- Long-attempted reconfiguration project proceeds to next stage
- Epsom and St Helier University Hospitals Trust has been attempting to rationalise its site for roughly 16 years
- Redevelopment options submitted to NHS England and Improvement
A hospital reconfiguration project stalled for roughly 16 years is a step closer to being realised after commissioners and clinicians across regional boundaries signed off a joint business case.
Three London and Surrey clinical commissioning groups and their two clinical senates have agreed the submission of a pre-consultation business case for the redevelopment of the crumbling Epsom and St Helier hospitals.
The move is the first time Surrey Downs Clinical Commissioning Group, Sutton CCG and Merton CCG have been able to agree a set of options to be submitted to the central NHS bodies for approval.
The document sets out the rankings for three options, with the highest rated being the concentration of major acute services on the trust’s Sutton site.
If NHS England and Improvement approve the pre-consultation business case, an option can be publicly consulted on. When that process is complete, the trust can submit an outline business case for the money to the Department of Health and Social Care and the Treasury.
The Sutton option is expected to cost around £500m.
A team from the trust has investigated a range of funding options, covering different balances of public and private funding.
Following the installation of a new chancellor at the Treasury last week, it is not clear what government policy on private finance will be, including on the use of the Local Improvement Finance Trust programme, charitable funds or the local authority borrowing method
Trust chief executive Daniel Elkeles told HSJ: “This is a significant breakthrough in the building of a new hospital here, after the best part of 20 years.”
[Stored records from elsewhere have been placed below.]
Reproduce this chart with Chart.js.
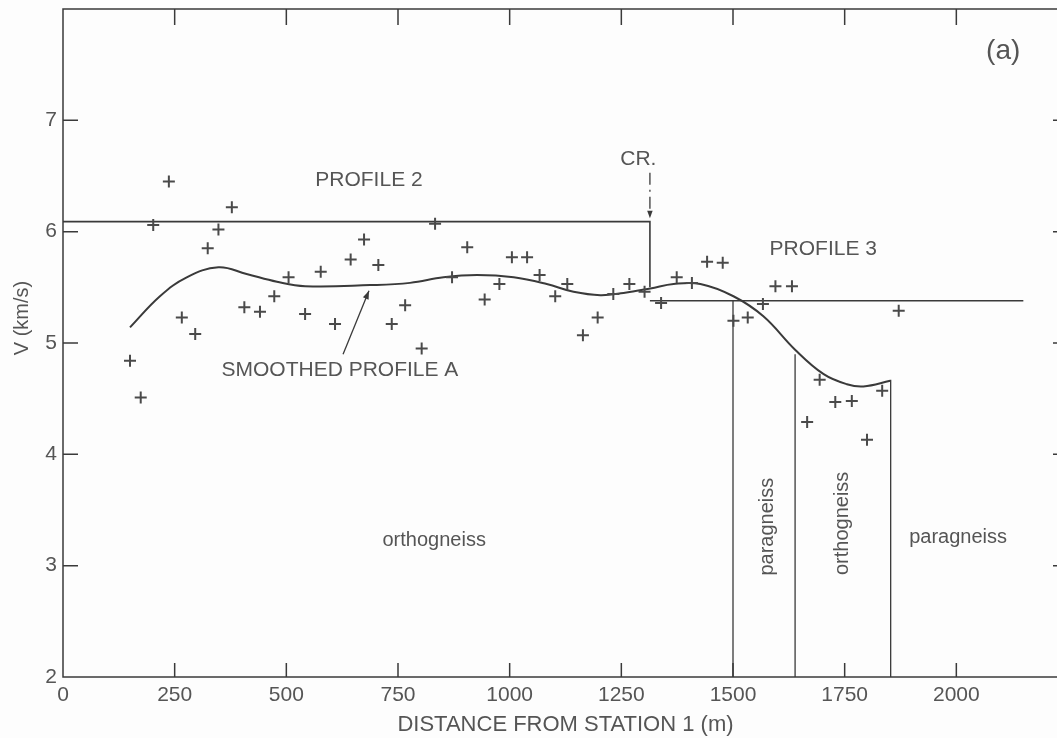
<!DOCTYPE html>
<html lang="en">
<head>
<meta charset="UTF-8">
<title>Velocity along the profile (a)</title>
<script src="https://cdn.jsdelivr.net/npm/chart.js"></script>
<style>
  html, body { margin: 0; padding: 0; background: #fdfdfd; overflow: hidden; }
  #wrap { width: 1080px; height: 738px; }
</style>
</head>
<body>
<div id="wrap"><canvas id="velChart" width="1080" height="738"></canvas></div>
<script>
// measured velocities: distance from station 1 (m) and V (km/s)
const pointDist = [150, 174, 202, 237, 266, 296, 324, 348, 378, 406, 441, 473, 505, 542, 577, 609, 644, 674,
  706, 736, 766, 803, 833, 871, 905, 944, 977, 1005, 1039, 1067, 1102, 1129, 1164, 1197, 1232, 1268, 1302,
  1339, 1374, 1408, 1442, 1477, 1501, 1533, 1567, 1595, 1632, 1666, 1694, 1729, 1766, 1800, 1834, 1871];
const pointVel = [4.84, 4.51, 6.06, 6.45, 5.23, 5.08, 5.85, 6.02, 6.22, 5.32, 5.28, 5.42, 5.59, 5.26, 5.64, 5.17, 5.75, 5.93,
  5.70, 5.17, 5.34, 4.95, 6.07, 5.59, 5.86, 5.39, 5.53, 5.77, 5.77, 5.61, 5.42, 5.53, 5.07, 5.23, 5.44, 5.53, 5.46,
  5.36, 5.59, 5.54, 5.73, 5.72, 5.20, 5.23, 5.35, 5.51, 5.51, 4.29, 4.67, 4.47, 4.48, 4.13, 4.57, 5.29];

// smoothed profile A
const smoothDist = [150, 217, 277, 348, 411, 479, 542, 688, 777, 852, 927, 1009, 1083, 1143, 1203, 1255, 1315,
  1367, 1427, 1501, 1568, 1639, 1703, 1755, 1792, 1852];
const smoothVel = [5.14, 5.42, 5.59, 5.68, 5.62, 5.55, 5.51, 5.52, 5.54, 5.59, 5.61, 5.59, 5.53, 5.46, 5.43, 5.45, 5.49,
  5.53, 5.53, 5.42, 5.24, 4.94, 4.72, 4.63, 4.61, 4.66];

// refraction profiles 2 and 3
const profile2Dist = [0, 1314, 1314];
const profile2Vel = [6.09, 6.09, 5.50];
const profile3Dist = [1314, 2150];
const profile3Vel = [5.38, 5.38];

// rock boundaries (distance, upper end in km/s)
const boundaryDist = [1500, 1639, 1853];
const boundaryTop = [5.38, 4.90, 4.67];

const xTicks = [0, 250, 500, 750, 1000, 1250, 1500, 1750, 2000];
const yTicks = [2, 3, 4, 5, 6, 7];

const INK = '#3a3a3a';
const TEXT = '#555555';
const FONT = '"Liberation Sans", Arial, sans-serif';

// text on the figure: label, distance, velocity, size, rotated
const notes = [
  ['PROFILE 2', 685, 6.46, 21, false],
  ['SMOOTHED PROFILE A', 620, 4.76, 21, false],
  ['PROFILE 3', 1702, 5.84, 21, false],
  ['CR.', 1288, 6.65, 21, false],
  ['(a)', 2105, 7.62, 28, false],
  ['orthogneiss', 831, 3.23, 20, false],
  ['paragneiss', 1577, 3.35, 20, true],
  ['orthogneiss', 1745, 3.38, 20, true],
  ['paragneiss', 2004, 3.25, 20, false]
];

const toXY = (xs, ys) => xs.map((d, i) => ({ x: d, y: ys[i] }));

function lineSet(data, width) {
  return {
    type: 'scatter', data: data, showLine: true, borderColor: INK, borderWidth: width,
    pointRadius: 0, tension: 0, fill: false
  };
}

function arrowHead(ctx, x1, y1, x2, y2, size) {
  const ang = Math.atan2(y2 - y1, x2 - x1);
  ctx.beginPath();
  ctx.moveTo(x2, y2);
  ctx.lineTo(x2 - size * Math.cos(ang - 0.35), y2 - size * Math.sin(ang - 0.35));
  ctx.lineTo(x2 - size * Math.cos(ang + 0.35), y2 - size * Math.sin(ang + 0.35));
  ctx.closePath();
  ctx.fill();
}

const paperPlugin = {
  id: 'paper',
  afterDatasetsDraw(chart) {
    const { ctx, chartArea: a, scales: { x, y } } = chart;
    ctx.save();
    ctx.strokeStyle = INK;
    ctx.fillStyle = INK;
    ctx.lineWidth = 1.5;
    ctx.strokeRect(a.left, a.top, a.right - a.left, a.bottom - a.top);

    // inward ticks on all four sides
    ctx.beginPath();
    xTicks.forEach(t => {
      if (t <= 0) return;
      const px = x.getPixelForValue(t);
      ctx.moveTo(px, a.bottom); ctx.lineTo(px, a.bottom - 14);
      ctx.moveTo(px, a.top); ctx.lineTo(px, a.top + 16);
    });
    yTicks.forEach(t => {
      if (t <= 2) return;
      const py = y.getPixelForValue(t);
      ctx.moveTo(a.left, py); ctx.lineTo(a.left + 15, py);
      ctx.moveTo(a.right, py); ctx.lineTo(a.right - 15, py);
    });
    ctx.stroke();

    // CR. arrow
    const crX = x.getPixelForValue(1314);
    const crTop = y.getPixelForValue(6.53), crBot = y.getPixelForValue(6.12);
    ctx.lineWidth = 1.3;
    ctx.setLineDash([12, 5, 2, 5]);
    ctx.beginPath(); ctx.moveTo(crX, crTop); ctx.lineTo(crX, crBot - 6); ctx.stroke();
    ctx.setLineDash([]);
    arrowHead(ctx, crX, crTop, crX, crBot, 8);

    // arrow to smoothed profile
    const sx1 = x.getPixelForValue(627), sy1 = y.getPixelForValue(4.90);
    const sx2 = x.getPixelForValue(685), sy2 = y.getPixelForValue(5.47);
    ctx.lineWidth = 1.3;
    ctx.beginPath(); ctx.moveTo(sx1, sy1); ctx.lineTo(sx2, sy2); ctx.stroke();
    arrowHead(ctx, sx1, sy1, sx2, sy2, 9);

    // texts
    ctx.fillStyle = TEXT;
    ctx.textAlign = 'center';
    ctx.textBaseline = 'middle';
    notes.forEach(([txt, d, v, size, rot]) => {
      ctx.save();
      ctx.translate(x.getPixelForValue(d), y.getPixelForValue(v));
      if (rot) ctx.rotate(-Math.PI / 2);
      ctx.font = size + 'px ' + FONT;
      ctx.fillText(txt, 0, 0);
      ctx.restore();
    });

    // y axis title
    ctx.save();
    ctx.translate(22, 318);
    ctx.rotate(-Math.PI / 2);
    ctx.font = '20px ' + FONT;
    ctx.fillText('V (km/s)', 0, 0);
    ctx.restore();

    ctx.restore();
  }
};

const ctx = document.getElementById('velChart').getContext('2d');
const velChart = new Chart(ctx, {
  type: 'scatter',
  data: {
    datasets: [
      {
        data: toXY(pointDist, pointVel), pointStyle: 'cross', pointRadius: 6, pointBorderWidth: 2,
        borderColor: '#4a4a4a', backgroundColor: '#4a4a4a'
      },
      Object.assign(lineSet(toXY(smoothDist, smoothVel), 2), { tension: 0.4 }),
      lineSet(toXY(profile2Dist, profile2Vel), 1.6),
      lineSet(toXY(profile3Dist, profile3Vel), 1.6),
      ...boundaryDist.map((d, i) => lineSet([{ x: d, y: boundaryTop[i] }, { x: d, y: 2 }], 1.3))
    ]
  },
  options: {
    responsive: false,
    devicePixelRatio: 1,
    animation: false,
    layout: { padding: { top: 9, right: 12, bottom: 0, left: 0 } },
    plugins: { legend: { display: false }, tooltip: { enabled: false } },
    scales: {
      x: {
        type: 'linear', min: 0, max: 2250,
        afterBuildTicks: s => { s.ticks = xTicks.map(v => ({ value: v })); },
        afterFit: s => { s.height = 61; s.paddingLeft = 0; s.paddingRight = 0; },
        grid: { display: false, drawTicks: false },
        border: { display: false },
        ticks: {
          color: TEXT, font: { family: FONT, size: 21 }, padding: 6, maxRotation: 0,
          callback: v => String(v)
        },
        title: {
          display: true, text: 'DISTANCE FROM STATION 1 (m)', color: TEXT,
          font: { family: FONT, size: 22 }, padding: { top: 0, bottom: 0 }
        }
      },
      y: {
        type: 'linear', min: 2, max: 8,
        afterBuildTicks: s => { s.ticks = yTicks.map(v => ({ value: v })); },
        afterFit: s => { s.width = 63; s.paddingTop = 0; s.paddingBottom = 0; },
        grid: { display: false, drawTicks: false },
        border: { display: false },
        ticks: { color: TEXT, font: { family: FONT, size: 21 }, padding: 6, callback: v => String(v) }
      }
    }
  },
  plugins: [paperPlugin]
});
</script>
</body>
</html>
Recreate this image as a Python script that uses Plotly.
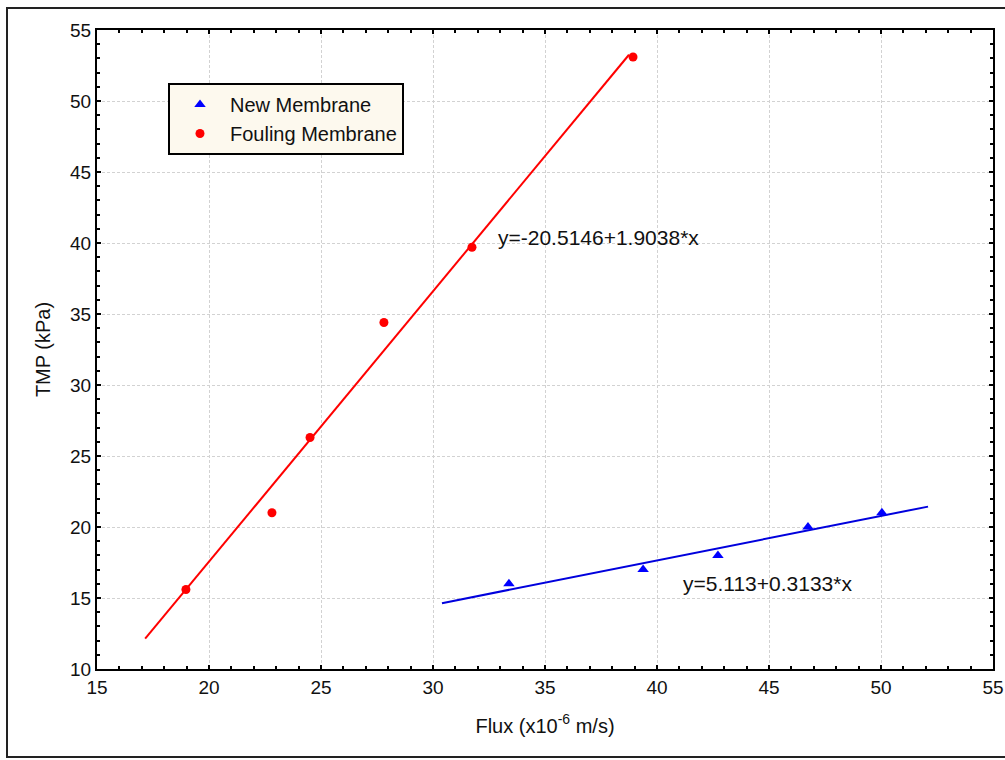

The news comes shortly after the new prime minister Boris Johnson named “20 hospital upgrades” as an early priority for his government, although no subsequent details were given.
Epsom and St Helier’s senior management believes the trust has a structural deficit because it is forced to run services over two sites for populations that could be better served from one.
The business case released on Monday estimated there were financial benefits of between £33m and £49m a year from colocating the services.
Merton CCG also wanted work done assessing any impact on more deprived communities if services were to move. An analysis for the trust found the disadvantage of slightly longer journeys was significantly outweighed by the improvement in services.
The trust’s ambition to redevelop, possibly at the Sutton site, has received support from the Royal Marsden Foundation Trust.
The London cancer specialist runs a satellite service from Sutton, which has faced criticism for not being colocated with intensive care services that can stabilise deteriorating paediatric patients.